Think about the hype around films like Stigmata that featured the Gospel of Thomas and the Di Vinci Code that told stories from the Gospel of Philip.  This message about the recovery of a lost form of Christianity from antiquity hit home for a large number of Americans who were disillusioned and dissatisfied with the Christianity of their parents and churches that they felt had nothing spiritual to offer.  There is a synergy here, a real audience for gnosticism among Americans who view themselves as free-thinkers and people who question authorities, from the church to the government.   It was practically love at first sight, so that gnosticism impacted everything from traditional churches to novels to films like The Matrix and Avatar, which help us to think along transgressively gnostic lines about who we really are, where we are from, why we are here, and what our destiny might be.  As long as gnostic writings are available for people to read and reflect upon, gnostic spirituality will never go away, but will continue to revolutionize religions of today and tomorrow.  It is the transpower of the book.

I would like to close with a reading of one of my favorite pages in the book. 

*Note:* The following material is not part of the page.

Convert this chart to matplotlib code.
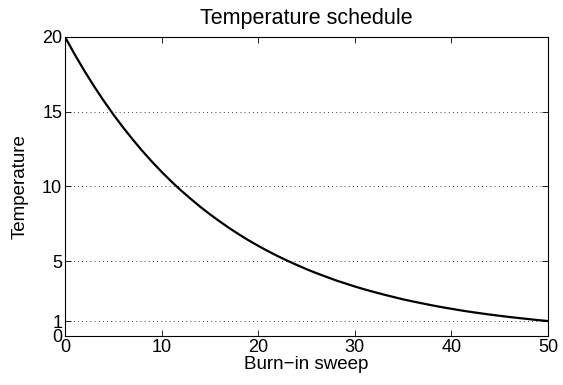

Excerpt read from pp. 282-284.

The Romans suspected that the early Christians in general were deviants, and they criticized the Christians’ religion as “new” and “superstitious”…By the early second century, the Apostolic Catholic leaders intentionally began to create a better interface between their religion and the traditional values of Rome…For the most part, this domestication did not happen among the Gnostic Christian groups, who prized the new, the revelatory, the unmediated experiences of the God beyond the gods of civic duty and the patron-client relationship. The Gnostic Christians made little claim to an ancestral past, preferring to sever the tie with Judaism and marketing their Gnostic communities by promoting a new previously Unknown God who wanted nothing whatsoever to do with traditional sacrifices and other public ceremonies.   For Gnostics, the practice of religion was not about civic duty and moral obligation, but personal therapy and triumph.  The human being and its needs surpassed the old gods, and indeed, overturned them and their earthly representatives.  This transtheistic perspective cut across not only Judaism, but also laid to waste the Roman cult.
Gnostic groups emerge on the margins of religion within social and political landscapes that have been unkind to the people who join their communities. In the case of the ancient world, Roman colonization laid waste to native populations and native religions, creating social, political, and religious landscapes of severe marginalization.   
The American historian Theodore Roszak, who coined the term counter culture, thought that it emerged when people could no longer align their moral compass and ideal visions with the direction of the society, or more simply put, when people become alienated within society’s institutional structures.  Roszak defines the essence of the counterculture in psychological terms as an assault on the reality of the ego as our true identity…
Sociological studies of countercultural movements show that transgression can become for some people a flagship, a way to mobilize and revolutionize an environment that has left them powerless.  These type of movements can lead to political coups and violence. But this did not happen with the Gnostics who must have known that taking up arms against Rome was futile.  Instead the Gnostics turned their transgression into a celestial coup to overthrow the demonic hoard that controls our world and sets into power our kings and princes.  They felt that if they could gain control of the terror at its roots by disarming the Rulers of the heavens, then their human representatives, the kings, would be sure to fall. 
Even more countercultural was the Gnostic belief that the human displaced the gods.   The human had crossed over the boundary that had so long separated the gods from the human.  Now the human was out of place, a divine being no longer afraid of the gods, the ancestors, or the obligations of traditional rank.  Gnostics were free of social and political restraints that their gods and ancestors had imposed upon them for centuries.  The Romans were right.  This was revolutionary and dangerous.